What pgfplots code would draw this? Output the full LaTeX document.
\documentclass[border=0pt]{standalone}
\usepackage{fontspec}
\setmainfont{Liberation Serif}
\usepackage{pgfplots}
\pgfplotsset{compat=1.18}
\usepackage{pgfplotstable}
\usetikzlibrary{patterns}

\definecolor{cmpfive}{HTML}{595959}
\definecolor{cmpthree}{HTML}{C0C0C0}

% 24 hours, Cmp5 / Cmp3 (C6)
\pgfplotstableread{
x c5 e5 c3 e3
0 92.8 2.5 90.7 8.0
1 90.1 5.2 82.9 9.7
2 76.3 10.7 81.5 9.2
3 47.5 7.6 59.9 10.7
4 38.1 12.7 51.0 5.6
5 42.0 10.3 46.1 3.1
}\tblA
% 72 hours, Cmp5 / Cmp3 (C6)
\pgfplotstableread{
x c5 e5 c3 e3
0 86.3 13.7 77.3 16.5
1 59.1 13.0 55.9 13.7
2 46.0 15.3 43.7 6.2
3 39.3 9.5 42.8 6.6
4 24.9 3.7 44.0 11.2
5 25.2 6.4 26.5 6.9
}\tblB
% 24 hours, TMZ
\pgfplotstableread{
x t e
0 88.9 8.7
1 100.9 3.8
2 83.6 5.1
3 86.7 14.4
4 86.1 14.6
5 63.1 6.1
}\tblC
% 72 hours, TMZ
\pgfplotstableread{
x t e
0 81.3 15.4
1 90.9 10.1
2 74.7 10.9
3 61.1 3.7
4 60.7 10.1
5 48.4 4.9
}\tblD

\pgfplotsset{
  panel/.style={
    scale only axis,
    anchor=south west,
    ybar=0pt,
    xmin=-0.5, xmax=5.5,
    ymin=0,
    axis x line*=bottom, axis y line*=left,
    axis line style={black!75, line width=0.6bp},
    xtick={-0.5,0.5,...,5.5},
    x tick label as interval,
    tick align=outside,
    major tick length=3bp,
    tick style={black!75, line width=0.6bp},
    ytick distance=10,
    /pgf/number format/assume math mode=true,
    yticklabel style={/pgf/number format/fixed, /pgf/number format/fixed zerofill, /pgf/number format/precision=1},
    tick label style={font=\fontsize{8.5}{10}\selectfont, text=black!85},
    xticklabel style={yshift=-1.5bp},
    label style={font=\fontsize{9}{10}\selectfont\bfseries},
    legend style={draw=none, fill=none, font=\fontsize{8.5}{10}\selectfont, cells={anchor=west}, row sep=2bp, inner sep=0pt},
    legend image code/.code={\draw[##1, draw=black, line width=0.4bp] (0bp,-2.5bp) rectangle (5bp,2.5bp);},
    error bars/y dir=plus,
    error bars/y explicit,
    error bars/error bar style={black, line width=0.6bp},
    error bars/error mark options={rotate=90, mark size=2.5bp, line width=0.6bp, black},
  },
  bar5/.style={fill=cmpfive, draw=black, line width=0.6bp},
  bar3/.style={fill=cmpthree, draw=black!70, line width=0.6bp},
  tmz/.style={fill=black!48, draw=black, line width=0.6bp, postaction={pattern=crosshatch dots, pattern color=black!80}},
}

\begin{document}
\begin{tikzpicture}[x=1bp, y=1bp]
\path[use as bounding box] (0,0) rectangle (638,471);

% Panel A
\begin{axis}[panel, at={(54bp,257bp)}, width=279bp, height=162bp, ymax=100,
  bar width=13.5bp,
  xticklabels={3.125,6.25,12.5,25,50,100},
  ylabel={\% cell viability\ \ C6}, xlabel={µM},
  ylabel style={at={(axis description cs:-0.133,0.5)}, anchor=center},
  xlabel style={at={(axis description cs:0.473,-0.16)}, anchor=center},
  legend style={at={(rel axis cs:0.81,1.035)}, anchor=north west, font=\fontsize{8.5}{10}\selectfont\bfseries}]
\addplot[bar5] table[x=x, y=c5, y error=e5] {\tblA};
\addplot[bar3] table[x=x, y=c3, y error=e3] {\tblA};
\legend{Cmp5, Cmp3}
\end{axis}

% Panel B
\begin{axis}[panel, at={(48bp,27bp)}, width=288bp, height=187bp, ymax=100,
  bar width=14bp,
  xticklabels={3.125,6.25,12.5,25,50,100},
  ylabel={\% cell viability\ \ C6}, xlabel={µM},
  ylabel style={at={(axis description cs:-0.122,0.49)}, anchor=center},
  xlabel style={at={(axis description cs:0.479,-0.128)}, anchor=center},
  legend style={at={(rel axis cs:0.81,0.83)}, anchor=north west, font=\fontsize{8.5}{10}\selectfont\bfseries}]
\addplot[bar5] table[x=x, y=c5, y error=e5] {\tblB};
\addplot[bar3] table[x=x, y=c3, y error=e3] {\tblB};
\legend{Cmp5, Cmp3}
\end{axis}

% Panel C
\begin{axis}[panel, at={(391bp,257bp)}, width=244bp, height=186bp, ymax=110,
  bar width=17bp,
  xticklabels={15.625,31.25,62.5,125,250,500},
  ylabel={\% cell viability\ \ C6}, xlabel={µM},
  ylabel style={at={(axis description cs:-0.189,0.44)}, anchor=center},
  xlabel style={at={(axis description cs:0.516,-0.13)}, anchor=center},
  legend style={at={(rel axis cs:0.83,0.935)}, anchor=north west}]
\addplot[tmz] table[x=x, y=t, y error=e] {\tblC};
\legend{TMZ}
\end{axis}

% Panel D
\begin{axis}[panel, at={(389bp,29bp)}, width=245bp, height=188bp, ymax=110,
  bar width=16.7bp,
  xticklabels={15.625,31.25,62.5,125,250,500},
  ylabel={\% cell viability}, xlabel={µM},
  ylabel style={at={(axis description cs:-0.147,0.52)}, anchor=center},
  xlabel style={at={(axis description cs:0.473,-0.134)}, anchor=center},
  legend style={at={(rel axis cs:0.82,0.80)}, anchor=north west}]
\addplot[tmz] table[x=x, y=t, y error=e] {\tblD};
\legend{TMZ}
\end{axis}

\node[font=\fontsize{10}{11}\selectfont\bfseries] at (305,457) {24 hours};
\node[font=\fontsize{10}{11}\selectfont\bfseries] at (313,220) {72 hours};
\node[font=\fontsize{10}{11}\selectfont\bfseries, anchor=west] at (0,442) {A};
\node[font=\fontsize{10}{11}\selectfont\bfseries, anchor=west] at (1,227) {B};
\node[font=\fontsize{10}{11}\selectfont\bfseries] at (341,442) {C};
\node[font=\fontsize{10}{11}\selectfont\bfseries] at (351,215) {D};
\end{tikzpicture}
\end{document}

Set exercise = Write down every line of the data above that includes the string "draw".

Task result =
What pgfplots code would draw this? Output the full LaTeX document.
    legend style={draw=none, fill=none, font=\fontsize{8.5}{10}\selectfont, cells={anchor=west}, row sep=2bp, inner sep=0pt},
    legend image code/.code={\draw[##1, draw=black, line width=0.4bp] (0bp,-2.5bp) rectangle (5bp,2.5bp);},
  bar5/.style={fill=cmpfive, draw=black, line width=0.6bp},
  bar3/.style={fill=cmpthree, draw=black!70, line width=0.6bp},
  tmz/.style={fill=black!48, draw=black, line width=0.6bp, postaction={pattern=crosshatch dots, pattern color=black!80}},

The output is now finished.